Two years later, Gilbert returns to Cornwall, leaving flowers at Florence's grave. He goes to speak to Harold, who gives him a package with a note addressed to him from AJ. Gilbert walks down to the cottage, opening the parcel - AJ's portrait of Florence on horseback - and hangs it above the fireplace.

The film ends by stating that AJ never returned to Lamorna, but became one of the most celebrated artists of his generation and President of the Royal Academy; Laura and Harold Knight were both elected to the Royal Academy; Florence's brother, Joey, was killed in France in 1915; and Gilbert Evans stayed in Lamorna; the painting of Florence hung in his house for the rest of his life.

==Cast==
- Dominic Cooper as AJ Munnings
- Dan Stevens as Gilbert Evans
- Emily Browning as Florence Carter-Wood
- Hattie Morahan as Laura Knight
- Shaun Dingwall as Harold Knight
- Mia Austen as Dolly
- Max Deacon as Joey Carter-Wood
- Nicholas Farrell as Mr Carter-Wood

==Production==

===Filming===
Summer in February was shot during January and February 2012. The cast and crew spent four weeks filming in Cornwall from 15 January. Shooting locations included Penzance, Lamorna and Prussia Cove. National Trust beaches Holywell and Porthcurno provided "a dramatic setting" for a horse-race sequence and a beach party scene respectively. Producer Jeremy Cowdrey explained "We could have filmed it anywhere in the world but we were determined to do it here, where it all happened. It's a true story and, because it's about a Bohemian artists' colony, the exciting thing is to recreate it, splash Cornwall and bring the county alive."

===Music===
In September 2012, Rick Schultz from The Jewish Journal revealed that English composer and conductor Benjamin Wallfisch would be composing the musical score of the film. Wallfisch had not read the novel prior to being asked to score the film. Speaking to Classic FM's Sam Pittis, Wallfisch said that it was clear to him from the start that the score had to be something emotional and thematic. He also wanted to capture the beauty of the location where the film is set and tell stories through the music.

The score is played by the London Chamber Orchestra and features piano solos by Yuja Wang.
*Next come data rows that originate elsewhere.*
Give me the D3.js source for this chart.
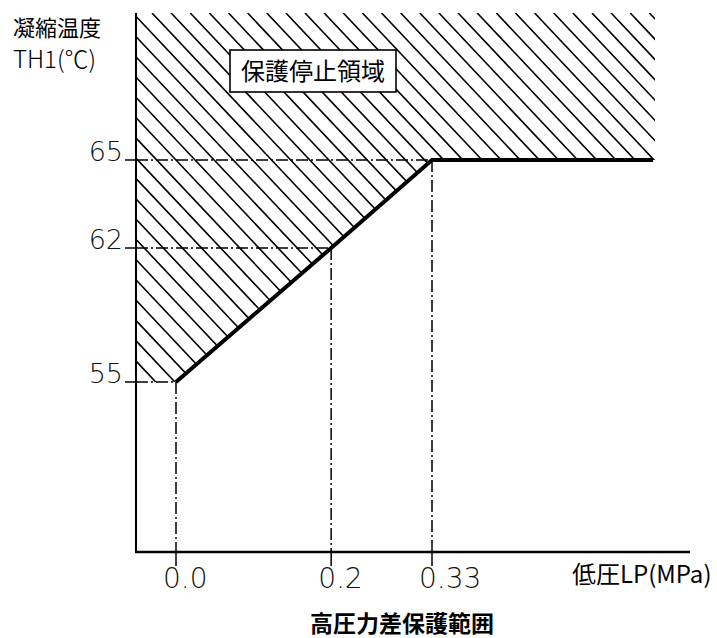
<!DOCTYPE html>
<html>
<head>
<meta charset="utf-8">
<script src="https://cdn.jsdelivr.net/npm/d3@7/dist/d3.min.js"></script>
<style>
  html, body { margin: 0; padding: 0; background: #fff; }
  svg { display: block; }
</style>
</head>
<body>
<script>
// ---- data ----
const lpValues = [0.0, 0.2, 0.33];          // 低圧LP (MPa)
const thValues = [55, 62, 65];              // 凝縮温度 TH1 (℃)
const xTickLabels = ["0.0", "0.2", "0.33"];
const yTickLabels = ["55", "62", "65"];
const yTitleLines = ["凝縮温度", "TH1(℃)"];
const xTitle = "低圧LP(MPa)";
const regionLabel = "保護停止領域";
const chartTitle = "高圧力差保護範囲";

// ---- layout ----
const W = 717, H = 638;
const plot = { left: 136, right: 690, top: 13, bottom: 552 };
const hatchRight = 655, lineRight = 653;
const tickOut = 11;

const svg = d3.select("body").append("svg").attr("width", W).attr("height", H);

const x = d3.scaleLinear().domain([lpValues[0], lpValues[2]]).range([176, 432]);
const y = d3.scaleLinear().domain(thValues).range([382, 248, 160]);

const CJK = "'Noto Sans CJK JP', 'Noto Sans', sans-serif";
const NUM = "'DejaVu Sans', 'Liberation Sans', sans-serif";
const dashDot = "12,3,2,3";

// ---- hatched protection region ----
const pts = lpValues.map((v, i) => [x(v), y(thValues[i])]);
const poly = [
  [plot.left, plot.top], [hatchRight, plot.top], [hatchRight, y(thValues[2])],
  pts[2], pts[1], pts[0], [plot.left, y(thValues[0])]
];
svg.append("clipPath").attr("id", "hclip")
  .append("path").attr("d", "M" + poly.map(p => p.join(",")).join("L") + "Z");

const slope = 1.06, spacing = 19.13, phase = 152;
const hatch = svg.append("g").attr("clip-path", "url(#hclip)");
const hLines = d3.range(-30, 40).map(k => phase + k * spacing);
hatch.selectAll("line").data(hLines).join("line")
  .attr("x1", d => d).attr("y1", plot.top)
  .attr("x2", d => d + (plot.bottom - plot.top) / slope).attr("y2", plot.bottom)
  .attr("stroke", "#000").attr("stroke-width", 1.6);

// ---- guide (dash-dot) lines ----
const guides = svg.append("g").attr("fill", "none").attr("stroke", "#000").attr("stroke-width", 1.5);
lpValues.forEach((v, i) => {
  guides.append("line").attr("x1", plot.left - tickOut).attr("x2", plot.left)
    .attr("y1", y(thValues[i])).attr("y2", y(thValues[i]));
  guides.append("line").attr("x1", plot.left).attr("x2", x(v))
    .attr("y1", y(thValues[i])).attr("y2", y(thValues[i]))
    .attr("stroke-dasharray", dashDot);
  guides.append("line").attr("x1", x(v)).attr("x2", x(v))
    .attr("y1", y(thValues[i])).attr("y2", plot.bottom)
    .attr("stroke-dasharray", dashDot);
  guides.append("line").attr("x1", x(v)).attr("x2", x(v))
    .attr("y1", plot.bottom).attr("y2", plot.bottom + 14);
});

// ---- axes ----
svg.append("line").attr("x1", plot.left).attr("x2", plot.left)
  .attr("y1", plot.top).attr("y2", plot.bottom)
  .attr("stroke", "#000").attr("stroke-width", 2);
svg.append("line").attr("x1", plot.left - 1).attr("x2", plot.right)
  .attr("y1", plot.bottom).attr("y2", plot.bottom)
  .attr("stroke", "#000").attr("stroke-width", 2.6);

// ---- boundary line ----
const lineData = lpValues.map((v, i) => ({ lp: v, th: thValues[i] }));
lineData.push({ lp: x.invert(lineRight), th: thValues[2] });
svg.append("path").datum(lineData)
  .attr("d", d3.line().x(d => x(d.lp)).y(d => y(d.th)))
  .attr("fill", "none").attr("stroke", "#000").attr("stroke-width", 4)
  .attr("stroke-linejoin", "miter");

// ---- tick labels ----
svg.append("g").selectAll("text").data(yTickLabels).join("text")
  .attr("x", plot.left - 13).attr("y", (d, i) => y(thValues[i]) + 1)
  .attr("text-anchor", "end")
  .style("font-family", NUM).style("font-size", "27px").style("font-weight", 300)
  .style("fill", "#111")
  .text(d => d);

svg.append("g").selectAll("text").data(xTickLabels).join("text")
  .attr("x", (d, i) => x(lpValues[i]) - 13).attr("y", plot.bottom + 36)
  .attr("text-anchor", "start")
  .style("font-family", NUM).style("font-size", "28px").style("font-weight", 300)
  .style("fill", "#111")
  .text(d => d);

// ---- titles ----
svg.append("text").attr("x", 13).attr("y", 35.5)
  .style("font-family", CJK).style("font-size", "22px").text(yTitleLines[0]);
svg.append("text").attr("x", 13).attr("y", 68)
  .style("font-family", CJK).style("font-size", "24px").style("font-weight", 300).text(yTitleLines[1]);

svg.append("text").attr("x", 572).attr("y", 583)
  .style("font-family", CJK).style("font-size", "24px").text(xTitle);

svg.append("text").attr("x", 402).attr("y", 632).attr("text-anchor", "middle")
  .style("font-family", CJK).style("font-size", "23px").style("font-weight", 700)
  .text(chartTitle);

// ---- region label ----
const box = { x: 230, y: 50, w: 166, h: 42 };
svg.append("rect").attr("x", box.x).attr("y", box.y).attr("width", box.w).attr("height", box.h)
  .attr("fill", "#fff").attr("stroke", "#000").attr("stroke-width", 1.6);
svg.append("text").attr("x", box.x + box.w / 2).attr("y", box.y + 30)
  .attr("text-anchor", "middle")
  .style("font-family", CJK).style("font-size", "24px").text(regionLabel);
</script>
</body>
</html>
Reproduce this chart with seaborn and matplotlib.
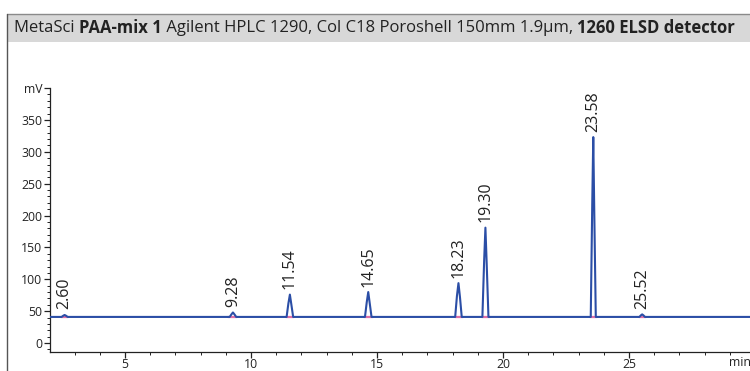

Wallfisch thought Wang would be perfect to play on the score and he approached her with some of the pieces he had composed. Wang agreed to come aboard and during the recording sessions, Wallfisch was so impressed with her playing that he wrote her a solo piano suite of all the main themes. The score to Summer in February was released by Decca Records in the UK on 24 June 2013.

The track listing for the album is as follows:

| No. | Title | Length |
|---|---|---|
| 1. | "Lamorna" | 3:06 |
| 2. | "Mirror" | 2:18 |
| 3. | "The Races" | 1:34 |
| 4. | "Painting" | 4:51 |
| 5. | "Proposal" | 1:30 |
| 6. | "Gilbert's Theme" | 1:27 |
| 7. | "Florence's Theme" | 2:36 |
| 8. | "AJ's Request" | 1:06 |
| 9. | "Unaccountable" | 2:14 |
| 10. | "Wedding" | 1:19 |
| 11. | "Cyanide" | 3:20 |
| 12. | "Florence's Hut" | 1:56 |
| 13. | "Art And Life" | 2:18 |
| 14. | "Final Kiss" | 4:59 |
| 15. | "The Storm" | 3:15 |
| 16. | "Aftermath" | 1:56 |
| 17. | "Gilbert Returns" | 3:49 |
| 18. | "Siren's Lullaby" | 2:50 |
| 19. | "Epilogue: Morning Ride" | 4:03 |

==Reception==

===Box office===
Summer in February entered the box office chart at number 11 after grossing £74,898 in its opening weekend for a per-cinema average of £1,170 in 64 cinemas.

===Critical response===
Summer in February has received mostly negative reviews from critics. Film review aggregator site Rotten Tomatoes classified the film as "rotten" with a 31% approval rating among 38 reviews, with a weighted average of 4.6/10. The site's consensus reads, "It boasts beautiful scenery, but in every other respect, Summer in February is a painfully bland period drama." On Metacritic the film has a score of 22%, based on 6 critics, indicating "generally unfavorable reviews". Stella Papamichael from Digital Spy gave the film three out of five stars and commented "The film itself is no masterwork, but it has a certain irresistible undertow." Papamichael thought that Menaul and Smith seemed unsure when it came to the scenes in between documented incidents and called the dialogue "serviceable". Anna Smith, writing for Empire, also awarded the film three stars and she stated "While the melodrama occasionally grates, this works as a raw romance and an intriguing glimpse of a bold and brash artist ahead of his time." Total Film's Tom Dawson gave Summer in February a mixed review, saying "Though it struggles to transcend its Sunday-TV feel, Christopher Menaul's film boasts sturdy turns from its three leads, while the outdoor lensing is a breath of fresh air."

Michael Hann from The Guardian writes "Proof that truth is duller than fiction comes with this tale of real events in the Lamorna artists' colony in Cornwall in the months before the first world war." He also thought Browning's role was underwritten. During her review, Tara Brady from The Irish Times, thought the film was like "Downton Abbey stripped of charm and lobotomised." The Independents Anthony Quinn felt that the film "struggles to rise above the blandness of a Sunday teatime serial", where "sudden bursts of drama fizzle like damp fireworks". Derek Malcolm from the London Evening Standard lamented that the film "seems to be much ado about nothing very much, despite the pleasing performances and scenery," jibing that his father's "painted horse, if only he could speak, could probably tell [him] more about Munnings the artist than Summer in February does."